Implement gradual responses rather than binary allow/deny decisions. When clients approach their limits, start by adding warning headers to responses while still fulfilling requests. As they get closer, you might throttle response times slightly or return cached responses. Only when limits are fully exceeded should requests be rejected with 429 status codes. This approach gives clients time to adapt their behavior before experiencing failures.
Design for observability from the beginning. Rate limiting should expose detailed metrics about limit enforcement, including which clients are hitting limits, which endpoints are most constrained, and how limits are affecting overall system performance. These metrics help you tune limits appropriately and identify problematic clients or endpoints.
Communicate effectively with developers about rate limits. Beyond just returning 429 status codes, provide detailed error messages that explain which limit was hit, when it will reset, and what alternatives the client might consider (such as batching requests or using different endpoints). Consider implementing a developer dashboard where API consumers can monitor their own usage patterns and limit status.

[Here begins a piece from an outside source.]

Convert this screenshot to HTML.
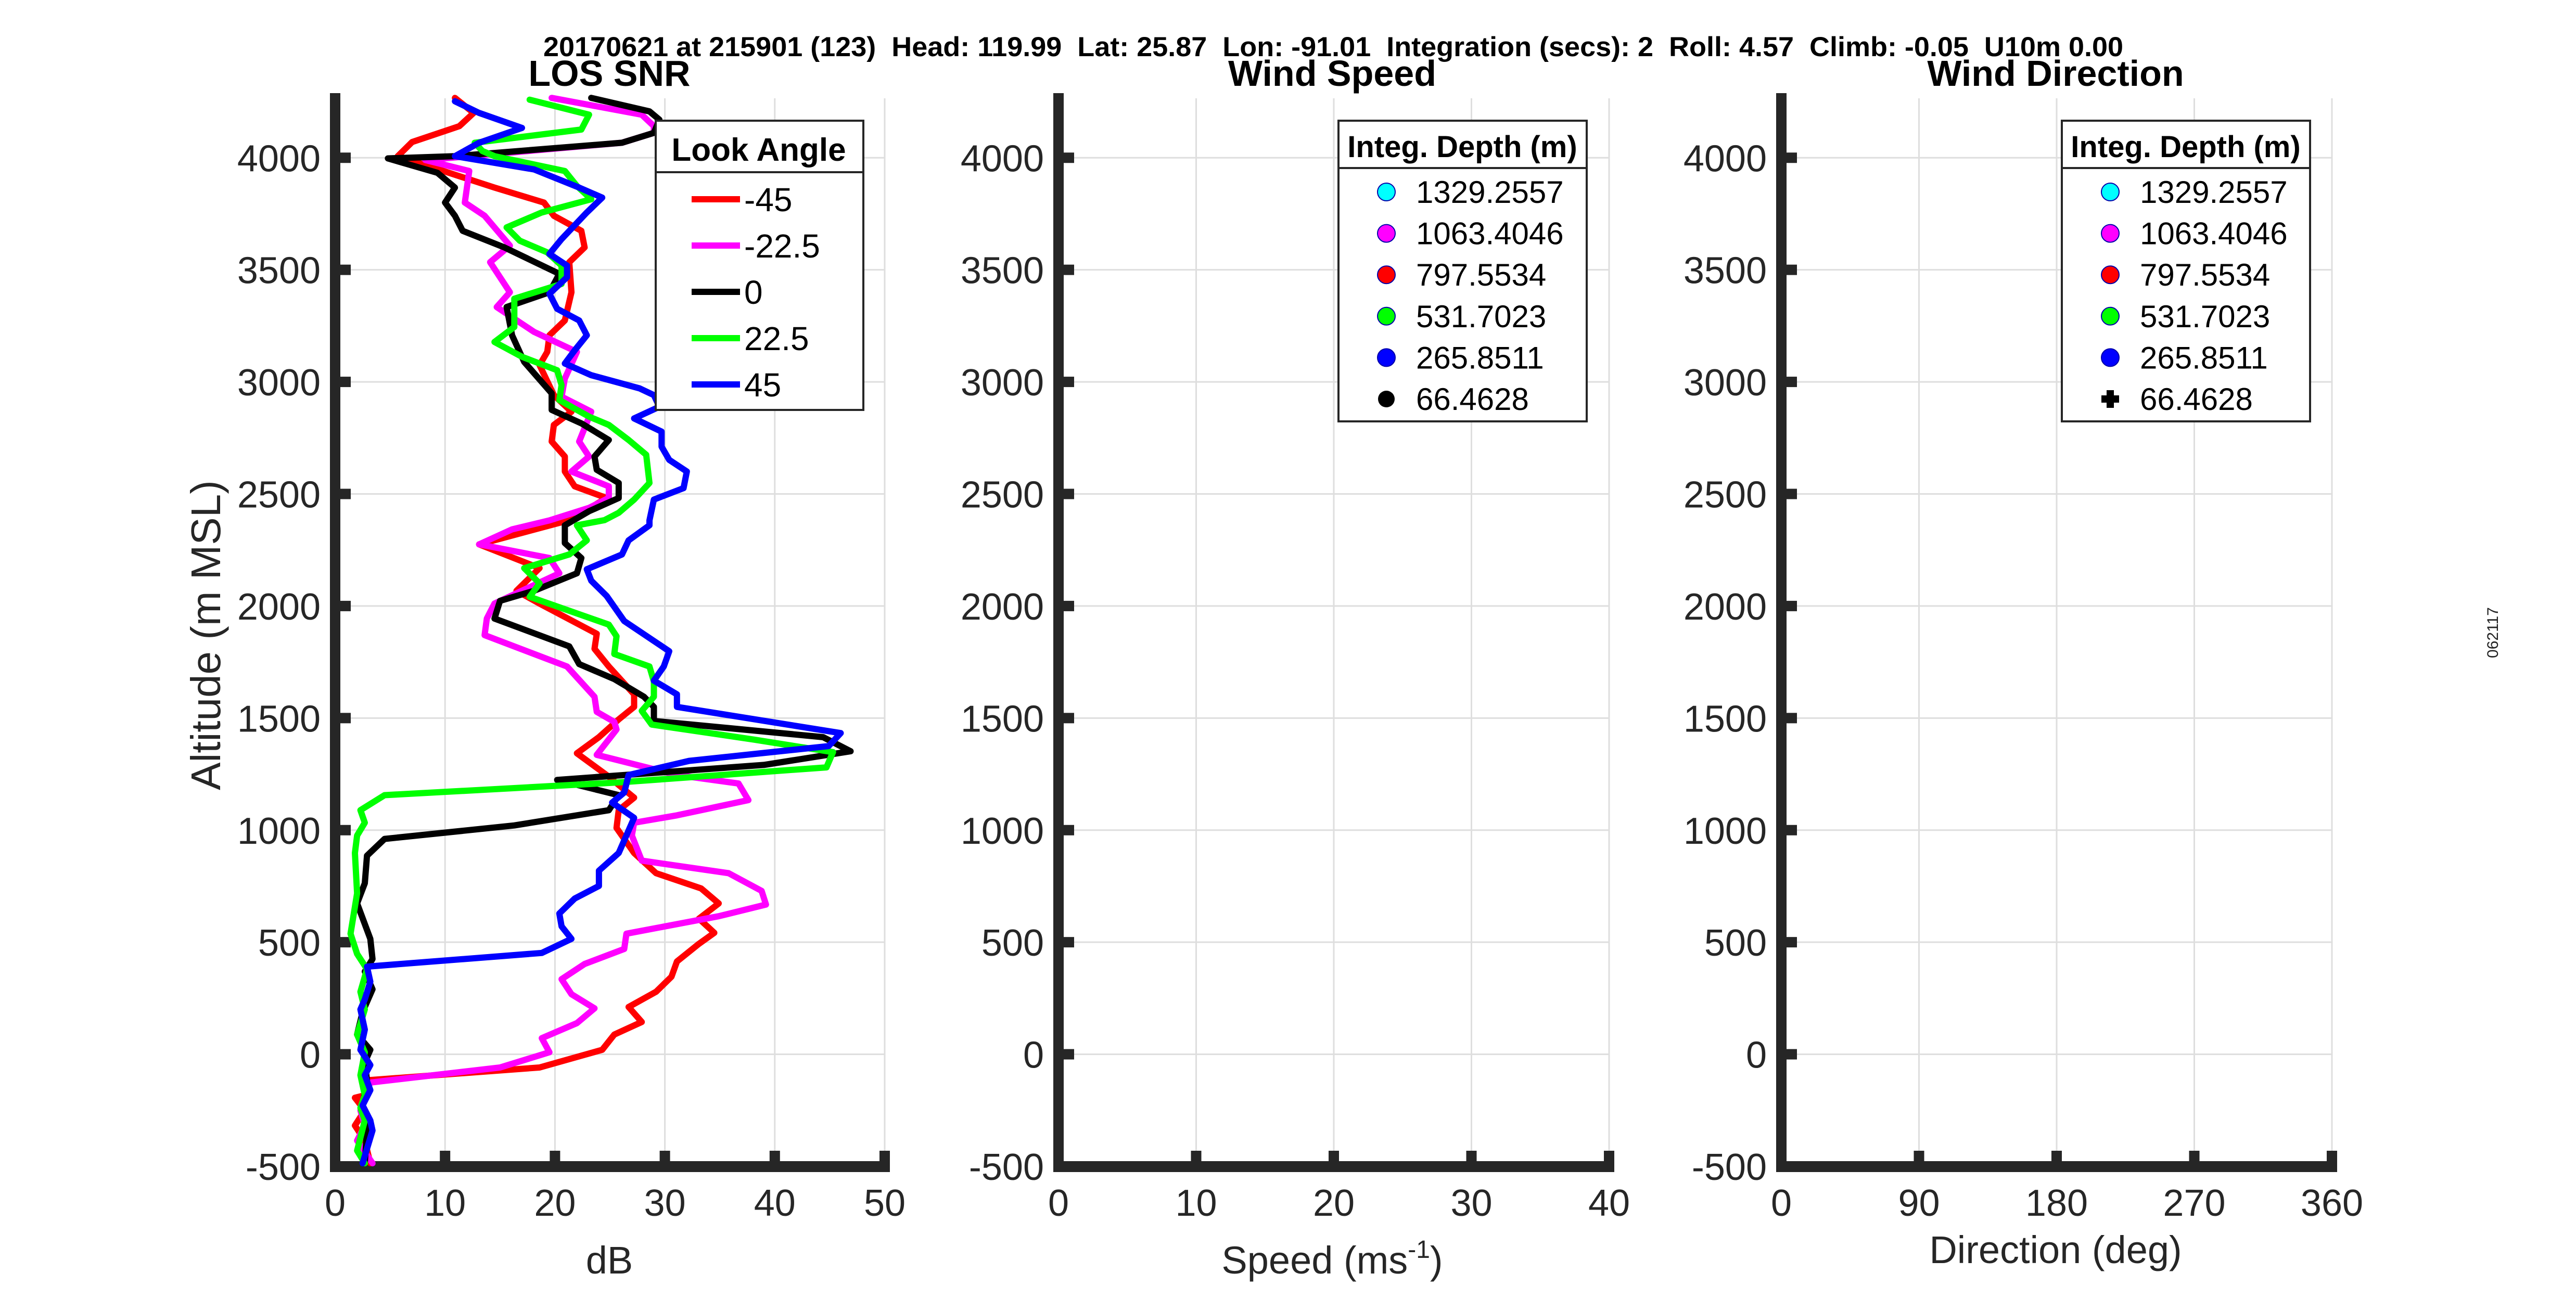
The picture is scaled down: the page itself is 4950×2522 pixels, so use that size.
<!DOCTYPE html>
<html><head><meta charset="utf-8"><style>
html,body{margin:0;padding:0;background:#fff;}
svg{display:block;font-family:"Liberation Sans",Arial,sans-serif;}
svg text{white-space:pre;}
</style></head><body>
<svg id="fig" width="4950" height="2522" viewBox="0 0 4950 2522" xmlns="http://www.w3.org/2000/svg">
<rect width="4950" height="2522" fill="#fff"/>
<text x="2562" y="108" text-anchor="middle" font-size="53" font-weight="bold" textLength="3036" lengthAdjust="spacingAndGlyphs">20170621 at 215901 (123)  Head: 119.99  Lat: 25.87  Lon: -91.01  Integration (secs): 2  Roll: 4.57  Climb: -0.05  U10m 0.00</text>
<text x="4800" y="1216" font-size="30" fill="#222" text-anchor="middle" transform="rotate(-90 4800 1216)">062117</text>
<g id="g1"></g><g id="g2"></g><g id="g3"></g>
</svg>
<script>
const altTicks=[-500,0,500,1000,1500,2000,2500,3000,3500,4000];
const snrTicks=[0,10,20,30,40,50];
const speedTicks=[0,10,20,30,40];
const dirTicks=[0,90,180,270,360];
const lookAngles=['-45','-22.5','0','22.5','45'];
const lookColors=['#ff0000','#ff00ff','#000000','#00ff00','#0000ff'];
const depthLabels=['1329.2557','1063.4046','797.5534','531.7023','265.8511','66.4628'];
const depthColors=['#00ffff','#ff00ff','#ff0000','#00ff00','#0000ff','#000000'];

const altRed=[4267,4200,4141,4070,4007,3867,3800,3741,3674,3600,3534,3400,3274,3208,3134,3075,2941,2867,2808,2734,2667,2600,2534,2482,2383,2275,2169,2068,2011,1876,1809,1730,1606,1550,1494,1415,1343,1246,1145,1089,1010,898,808,740,673,605,542,493,414,346,279,211,144,88,20,-59,-115,-183,-194,-250,-318,-385,-486];
const snrRed=[10.9,12.6,11.3,7.0,5.7,14.5,19.0,19.9,22.4,22.7,21.3,21.5,20.9,19.5,19.3,18.6,19.9,21.5,19.9,19.7,20.9,20.9,21.8,24.7,21.3,13.1,18.6,16.5,18.6,23.8,23.6,24.9,27.2,27.2,25.8,24.0,22.0,24.7,27.2,25.8,25.6,27.2,29.2,33.3,34.9,33.1,34.5,33.1,31.1,30.6,29.2,26.7,27.9,25.4,24.3,18.6,3.2,2.7,1.8,2.7,1.8,2.7,3.2];
const altMag=[4267,4192,4141,4111,4067,3990,3941,3800,3741,3608,3534,3400,3334,3223,3134,3015,2934,2867,2734,2667,2600,2534,2482,2438,2382,2342,2275,2214,2146,2011,1944,1870,1730,1595,1528,1483,1449,1336,1246,1208,1134,1066,1033,976,864,808,729,668,616,538,470,403,335,268,205,139,72,9,-59,-126,-183,-250,-318,-385,-486];
const snrMag=[19.7,27.9,29.0,29.0,26.1,8.2,12.2,11.8,13.6,15.9,14.1,15.9,14.7,18.1,22.0,20.9,20.6,23.3,22.2,23.1,21.5,24.9,24.9,23.1,19.5,16.1,13.1,19.5,20.4,14.5,13.8,13.6,21.1,23.6,23.8,25.4,25.6,23.8,31.1,36.7,37.6,31.1,27.2,27.0,27.9,35.8,38.8,39.2,34.9,26.5,26.3,22.7,20.6,21.5,23.6,22.0,18.8,19.5,15.0,3.2,2.7,2.3,2.7,2.0,3.4];
const altBlk=[4267,4207,4170,4111,4067,4007,3997,3933,3867,3800,3741,3674,3600,3482,3400,3334,3208,3089,2949,2875,2815,2741,2667,2608,2549,2482,2423,2360,2281,2214,2146,2068,2023,1944,1820,1741,1674,1595,1550,1487,1415,1352,1291,1224,1156,1089,1021,961,886,763,673,515,425,369,290,189,88,20,-36,-115,-228,-340,-486];
const snrBlk=[23.3,28.6,29.5,29.0,26.1,10.9,4.8,9.3,10.9,10.0,10.9,11.6,15.4,20.4,19.5,15.6,16.1,17.2,19.7,19.7,22.4,24.9,23.6,23.8,25.8,25.8,23.1,20.9,20.9,22.4,22.0,18.1,15.0,14.5,21.3,22.2,25.4,28.1,29.0,29.0,44.4,46.9,39.0,20.2,25.8,24.9,16.3,4.5,2.9,2.7,2.0,3.2,3.4,2.7,3.4,2.5,2.0,3.2,2.7,2.9,2.5,2.9,2.7];
const altGrn=[4259,4192,4126,4067,4030,4007,3970,3941,3874,3815,3756,3689,3630,3578,3519,3437,3371,3245,3178,3112,3052,2986,2919,2845,2808,2741,2675,2549,2475,2416,2383,2360,2293,2230,2169,2101,2041,1917,1865,1786,1730,1663,1595,1532,1471,1404,1348,1280,1213,1156,1089,1033,976,898,718,538,448,380,279,200,88,9,-93,-183,-239,-295,-430,-486];
const snrGrn=[17.7,23.1,22.4,12.7,13.4,14.5,18.1,20.9,22.0,23.3,18.8,15.6,16.8,19.3,20.6,20.6,16.3,16.3,14.5,17.0,20.2,20.6,20.4,23.1,24.9,26.7,28.3,28.6,27.2,25.8,24.5,22.0,22.9,21.3,17.2,18.6,17.7,24.9,25.6,25.4,28.6,29.0,29.0,27.9,28.8,38.1,45.3,44.7,25.8,4.5,2.3,2.7,2.0,1.8,2.0,1.4,2.0,2.9,2.3,2.7,2.0,2.7,2.3,2.7,2.3,2.7,2.0,2.7];
const altBlu=[4252,4200,4133,4067,4007,3948,3867,3822,3756,3637,3571,3519,3467,3393,3326,3274,3208,3141,3082,3030,2971,2941,2889,2837,2778,2711,2652,2600,2526,2475,2382,2360,2293,2230,2164,2113,2045,1933,1798,1730,1667,1606,1550,1433,1375,1309,1246,1168,1123,1055,898,819,751,695,628,571,515,452,391,324,245,200,110,20,-48,-93,-160,-228,-295,-340,-486];
const snrBlu=[10.9,13.1,17.0,13.1,10.9,18.1,22.2,24.3,22.9,20.6,19.5,21.1,21.1,19.5,20.2,22.2,22.9,21.8,20.9,23.3,27.7,29.0,29.5,27.2,29.7,29.7,30.4,32.0,31.7,29.0,28.6,28.6,26.7,26.1,22.9,23.3,24.7,26.3,30.4,29.9,29.0,31.1,31.1,46.0,44.9,32.2,26.7,26.3,25.2,27.2,25.8,24.0,24.0,21.8,20.4,20.6,21.5,18.8,2.9,3.2,2.7,2.3,2.7,2.3,3.2,2.7,3.2,2.5,3.2,3.4,2.5];

const NS='http://www.w3.org/2000/svg';
function mk(parent,tag,attrs,text){const e=document.createElementNS(NS,tag);for(const k in attrs)e.setAttribute(k,attrs[k]);if(text!==undefined)e.textContent=text;parent.appendChild(e);return e;}
const Y0=2242,Y1=174,YMIN=-500,YMAX=4300;
function yS(v){return Y0-(v-YMIN)*(Y0-Y1)/(YMAX-YMIN);}

function panel(g,x0,x1,xmin,xmax,xticks,title,xlabel,tcx,xlabY){
  const xS=v=>x0+(v-xmin)*(x1-x0)/(xmax-xmin);
  xticks.forEach(t=>{if(t===xmin)return;
    const l=mk(g,'line',{x1:xS(t),x2:xS(t),y1:189,y2:2232,stroke:'#dedede','stroke-width':3});
    
    });
  altTicks.forEach(t=>{if(t===YMIN)return;
    const l=mk(g,'line',{x1:x0,x2:x1,y1:yS(t),y2:yS(t),stroke:'#dedede','stroke-width':3});
    
    });
  const ya=mk(g,'rect',{x:x0-10,y:179,width:20,height:2253-179,fill:'#262626'});
  
  
  const xa=mk(g,'rect',{x:x0-10,y:2232,width:x1-x0+20,height:21,fill:'#262626'});
  
  
  altTicks.forEach(t=>{
    const r=mk(g,'rect',{x:x0+10,y:yS(t)-10,width:20,height:20,fill:'#262626'});
    
    
    const tx=mk(g,'text',{x:x0-28,y:yS(t)+26,'text-anchor':'end','font-size':72,fill:'#262626'},String(t));
    
    });
  xticks.forEach(t=>{
    const r=mk(g,'rect',{x:xS(t)-10,y:2212,width:20,height:20,fill:'#262626'});
    
    
    const tx=mk(g,'text',{x:xS(t),y:2337,'text-anchor':'middle','font-size':72,fill:'#262626'},String(t));
    
    });
  const tt=mk(g,'text',{x:tcx,y:165,'text-anchor':'middle','font-size':70,'font-weight':'bold'},title);
  
  
  const xl=mk(g,'text',{x:tcx,y:xlabY,'text-anchor':'middle','font-size':74,fill:'#262626'});
  
  
  if(xlabel==='speed'){
    mk(xl,'tspan',{},'Speed (ms');
    mk(xl,'tspan',{'font-size':48,dy:-30},'-1');
    mk(xl,'tspan',{dy:30},')');
  } else xl.textContent=xlabel;
  return xS;
}

const g1=document.getElementById('g1');
const xS1=panel(g1,644,1700,0,50,snrTicks,'LOS SNR','dB',1171,2448);
const yl=mk(g1,'text',{x:423,y:1221,'text-anchor':'middle','font-size':80,fill:'#262626',transform:'rotate(-90 423 1221)'},'Altitude (m MSL)');


const series=[[altRed,snrRed],[altMag,snrMag],[altBlk,snrBlk],[altGrn,snrGrn],[altBlu,snrBlu]];
series.forEach((s,i)=>{
  const pts=s[0].map((a,k)=>xS1(s[1][k]).toFixed(1)+','+yS(a).toFixed(1)).join(' ');
  const p=mk(g1,'polyline',{points:pts,fill:'none',stroke:lookColors[i],'stroke-width':12,'stroke-linejoin':'round','stroke-linecap':'round'});
  
  
});
const lg=mk(g1,'g',{});


mk(lg,'rect',{x:1260,y:232,width:399,height:556,fill:'#fff',stroke:'#262626','stroke-width':4});
mk(lg,'line',{x1:1260,x2:1659,y1:331,y2:331,stroke:'#262626','stroke-width':4});
const lt=mk(lg,'text',{x:1458,y:309,'text-anchor':'middle','font-size':62,'font-weight':'bold'},'Look Angle');


lookAngles.forEach((a,i)=>{
  const cy=383+i*89;
  const e=mk(lg,'g',{});
  
  
  mk(e,'line',{x1:1329,x2:1422,y1:cy,y2:cy,stroke:lookColors[i],'stroke-width':12});
  mk(e,'text',{x:1430,y:cy+23,'font-size':64},a);
});

function depthLegend(g,x,y,mx,tx,plus){
  const L=mk(g,'g',{});
  
  
  mk(L,'rect',{x:x,y:y,width:477,height:578,fill:'#fff',stroke:'#262626','stroke-width':4});
  mk(L,'line',{x1:x,x2:x+477,y1:y+91,y2:y+91,stroke:'#262626','stroke-width':4});
  const t=mk(L,'text',{x:x+238,y:y+70,'text-anchor':'middle','font-size':58,'font-weight':'bold'},'Integ. Depth (m)');
  
  
  depthLabels.forEach((d,i)=>{
    const cy=y+137+i*79.6;
    const e=mk(L,'g',{});
    
    
    if(i===5){
      if(plus){mk(e,'rect',{x:mx-17,y:cy-7,width:34,height:14,fill:'#000'});mk(e,'rect',{x:mx-7,y:cy-17,width:14,height:34,fill:'#000'});mk(e,'circle',{cx:mx,cy:cy,r:10,fill:'#000'});}
      else mk(e,'circle',{cx:mx,cy:cy,r:16,fill:'#000'});
    } else mk(e,'circle',{cx:mx,cy:cy,r:17,fill:depthColors[i],stroke:'#0000aa','stroke-width':2});
    mk(e,'text',{x:tx,y:cy+21,'font-size':60},d);
  });
}
const g2=document.getElementById('g2');
panel(g2,2034,3092,0,40,speedTicks,'Wind Speed','speed',2560,2448);
depthLegend(g2,2572,232,2664,2721,false);
const g3=document.getElementById('g3');
panel(g3,3423,4481,0,360,dirTicks,'Wind Direction','Direction (deg)',3950,2428);
depthLegend(g3,3962,232,4055,4112,true);
</script>
</body></html>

Test your rate limiting under realistic conditions. Load testing should include scenarios that simulate both well-behaved clients and those attempting to circumvent limits. Chaos engineering exercises should validate that your rate limiting remains effective during partial system failures or network issues. Blackbird introduced Chaos mode, a feature designed specifically for engineering chaos during API mocking.
Implement automatic detection and mitigation for abusive patterns. This might include temporarily reducing limits for clients that repeatedly hit rate limits, implementing CAPTCHA challenges for suspicious traffic patterns, or automatically blocking clients that appear to be deliberately circumventing limits.
Finally, regularly review and adjust your rate limits based on actual usage patterns and system capacity. Rate limits that are too restrictive frustrate legitimate users, while those that are too lenient fail to protect your infrastructure. Finding the right balance requires ongoing attention and adjustment as your API and its usage evolve.
Conclusion: control, not constraint
The most successful API platforms view rate limiting as an enabler of scale rather than a necessary evil. As your API ecosystem grows, your rate limiting approach should evolve. Start with simple patterns that address immediate needs, then gradually introduce more complex mechanisms as you encounter new challenges.
Ultimately, the goal of rate limiting is to create a stable, predictable platform that developers can build upon with confidence. When your rate limiting is transparent, fair, and aligned with both technical realities and business objectives, it becomes a competitive advantage rather than just another technical implementation detail.
By approaching rate limiting as a control strategy rather than a constraint, you transform it from a defensive mechanism into a core capability that enables your API platform to scale reliably while delivering consistent performance to all users.